Lo dicen además sin utilizar la entonación interrogativa, sino como una afirmación rutinaria que implica que el cliente agredido con semejante fórmula conoce puntualmente todos y cada uno de los manjares que atesora la carta del restaurante, por lo demás inexistente en muchos casos.
No me estoy refiriendo exclusivamente a los chiringuitos y freidurías playeras, sino a locales refrigerados con mantel de hilo y unos precios similares a los restaurantes de la Costa Azul, que en eso sí estamos homologados con las zonas turísticas de alto standing. De hecho, quiero manifestar mi cariño a muchos de estos pequeños negocios instalados en plena playa, cuyo servicio iguala, y en ocasiones supera, al que uno recibe cuando visita al tradicional emporio gastronómico en que se gasta un pico para quedar bien con unos amigos.
Cuando te sueltan un "quevaséh", antes incluso de haberte acomodado la servilleta, es normal dar un respingo en el asiento. A mí me pasa, quizás porque tengo una gran sensibilidad (y espero que el gran Luis Margol no extraiga ninguna conclusión precipitada de esta afirmación expresada un tanto a la ligera).
El problema del "quevaséh", según yo lo veo, tiene su origen en la mala imagen que siempre ha tenido el sector de los servicios en España, tierra de hidalgos y nobleza de baja cuna y donde por alguna extraña razón seguimos confundiendo la amabilidad y la corrección con el servilismo, cuestión absurda por demás, dado que nuestro principal negocio es precisamente el turismo, a cuya clientela debiéramos atender con exquisito tacto antes de meterle el rejonazo final con la cuenta de la consumición, práctica en la que también somos grandes maestros.
Uno es pobre, pero cuando va a un buen restaurante a dejarse el dinero que no tiene, quiere que, al menos en esa ocasión, le traten como un señor. Eso significa no escuchar el puñetero "quevaséh". Es que te pegan un "quevaséh" y ya empiezan a darte lástima los doscientos perifollos que te vas a dejar en la cena, así te sirvan un manjar propio de los cardenales del Medievo.
Si encima el camarero es del tipo amistoso, de esos que te tratan como si te conocieran de toda la vida y se apoyan en tu hombro mientras recitan la carta, la cosa es como para salir huyendo a cualquier comedero de hamburguesas, donde el trato al cliente es, al menos, exquisitamente aséptico. En un local de comida rápida eres un número; en el restaurante del camarero gracioso eres un pobre pelanas obligado a reírle las gracias a un sujeto que no has visto jamás en tu vida, así que puestos a elegir...

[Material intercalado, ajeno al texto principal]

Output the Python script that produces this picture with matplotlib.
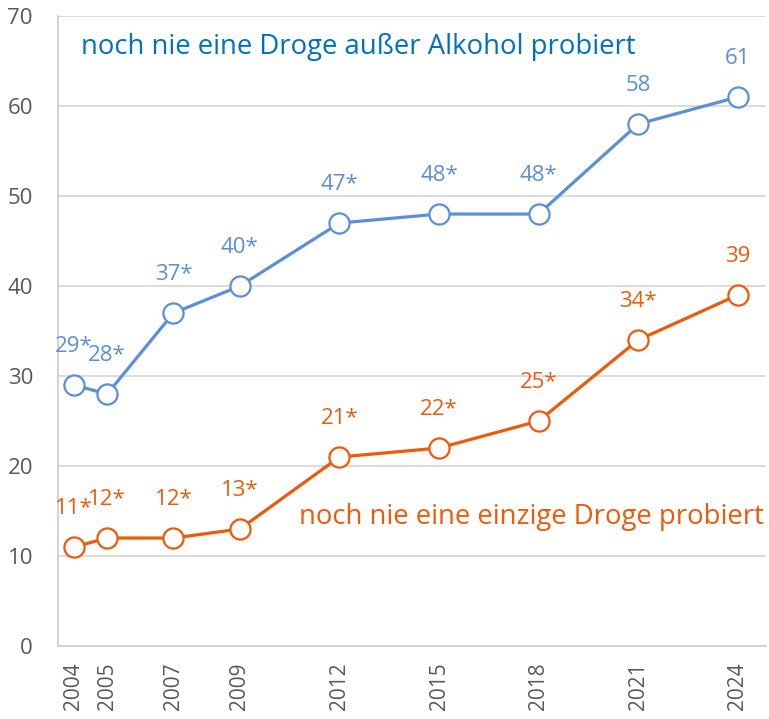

El turisteo del norte de Europa que nos visita al parecer disfruta mucho con el trato jovial de nuestros chiquitos de la calzada convertidos en meseros de ocasión. Pero se trata de la masa cutre de chancleta, cubalitro y calcetines que viene a coger una cogorza el día uno para soltarla al final de la quincena en el avión de vuelta a casa. Los ingleses, alemanes, suecos y holandeses que de verdad vienen a dejarse la pasta se recluyen en los lujosos resorts construidos especialmente para ellos y en los que el "quevaséh" está terminantemente prohibido.
Es cierto que desde hace unos años nuestra imagen como destino turístico de cierta calidad ha mejorado bastante, en gran parte gracias a los magníficos centros de formación hostelera, cuya labor de dignificación del sector nunca será lo suficientemente ponderada. Gracias a estas instituciones, el "quevaséh" es en muchos lugares una reliquia semántica que prácticamente sólo utilizan los estudiantes metidos a camareros ocasionales para sacarse un dinerillo con que invitar a pastillas al resto de la pandi. En otros, ¡ay!, sigue siendo la fórmula habitual. Por tanto, en lugar de tantas campañas subvencionadas para promover las conductas más absurdas, más valdría organizar una cruzada nacional contra el "quevaséh".
Si convencemos a Bibi Aído, esa intelestuala, de que la maldita fórmula es un resabio machista, acabamos con la lacra en cuestión de meses. Sólo es cuestión de ponerse.